What’s the Hold-Up? In the U.S., Fast-Track Presidential Authority Needed to Set Trade Legislation in Motion

About the Author

Robert J. Kabel

Counsel, Faegre Baker Daniels LLP, Washington D.C.

The sixth round of TTIP negotiations recently concluded in Brussels and reports show that little progress was made on key issues. The lack of steady progress should not come as a surprise given the enormous scope of the negotiations. Developing a free trade agreement between the two largest markets in the world is a daunting task involving a multitude of issues, negotiators and advisory groups, not to mention the legions of industry, labour, environmental and consumer groups watching and commenting. Thus, the negotiation process is taking longer than had been predicted by either side. But there’s another reason not to rush, this one political, at least on this side of the pond.

While President Obama, like his predecessors, has full authority to negotiate trade agreements, and three significant ones are in process — TTIP, Trans Pacific Partnership (TPP) and trade in services, TISA —he lacks the legislative authority to send any agreement to Congress for approval under “Fast Track” authority, officially termed Trade Promotion Authority, or TPA. The last TPA expired July 1, 2007, seven years ago. President Bush made the passage of TPA a priority of his first Administration and succeeded in getting it, but only after intense debate and much arm twisting did it pass the U.S. House by a vote of 215-212. The bill had an easier time in the U.S.Senate, passing by a vote of 64-34.

With TPA authority, the Administration negotiates an agreement and sends it to Congress for an up-and-down vote, without amendment, either in Committee or on the House and Senate floors. While this procedure is an abrogation of the standard Congressional procedures, it’s the only way to provide certainty to our negotiators and their counterparties that the deals they cut will remain intact as the agreement is considered by the U.S. Congress.

After enactment of the 2007 TPA, the U.S. concluded three separate FTAs with Colombia, Panama and South Korea. These FTAs were not presented to Congress by President Obama until 2011 after intense negotiations on labor and environmental issues resulted in some changes to the FTAs negotiated under President Bush.

President Obama has sought TPA renewal since 2012 and earlier this year a bipartisan bill was introduced in the Senate but not in the U. S. House when no Democratic House member would agree to cosponsor a companion TPA bill with Ways and Means Chairman Dave Camp (R-MI). Shortly thereafter, Senate Majority Leader Harry Reid (D-NV) and House Minority Leader Nancy Pelosi (D-CA) halted further consideration of TPA for the remainder of this Congress, saying it would not be “wise” to consider this legislation “at this time.”
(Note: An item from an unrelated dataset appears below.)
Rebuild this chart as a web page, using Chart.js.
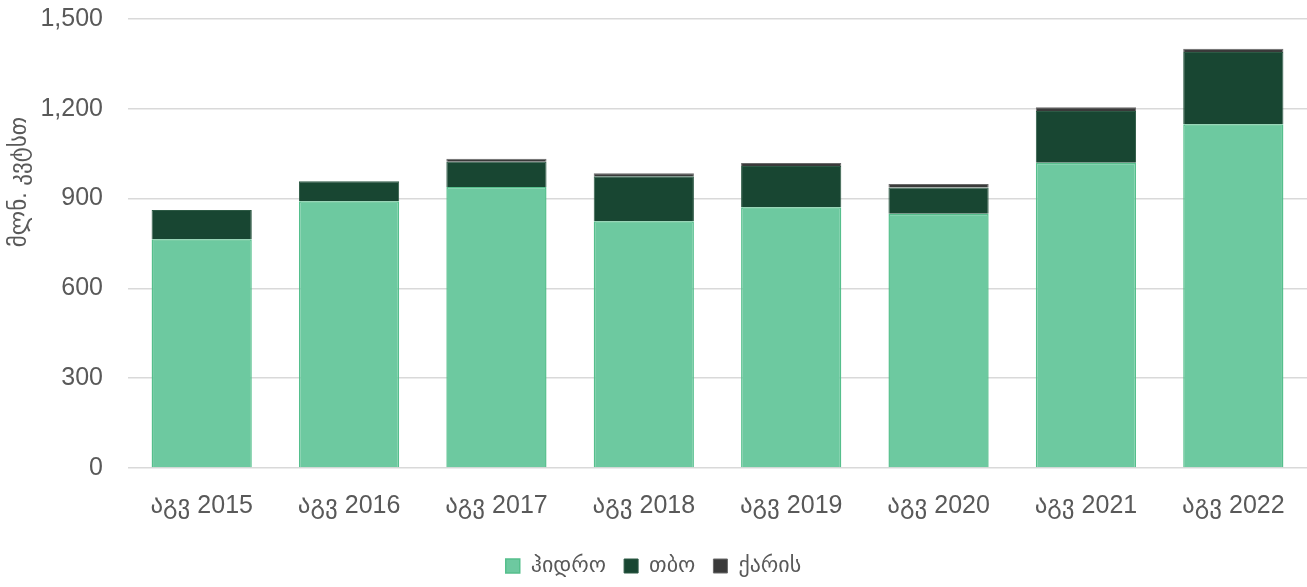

What they meant was neither Democratic leader wanted to put Democratic members on the spot with a vote on a contentious trade issue until after the 2014 elections. The politics of trade in the U.S. have always been complicated and have become even more so in recent years, particularly in view of the enormous stakes involved in the three pending trade negotiations. However, fully expect President Obama to press for TPA legislation early next year or perhaps even in a lame duck session in December of this year. He will have to make a full court effort to succeed in passage of this essential legislation or TTIP and other important trade agreements will languish further, perhaps until after the Presidential election in 2016.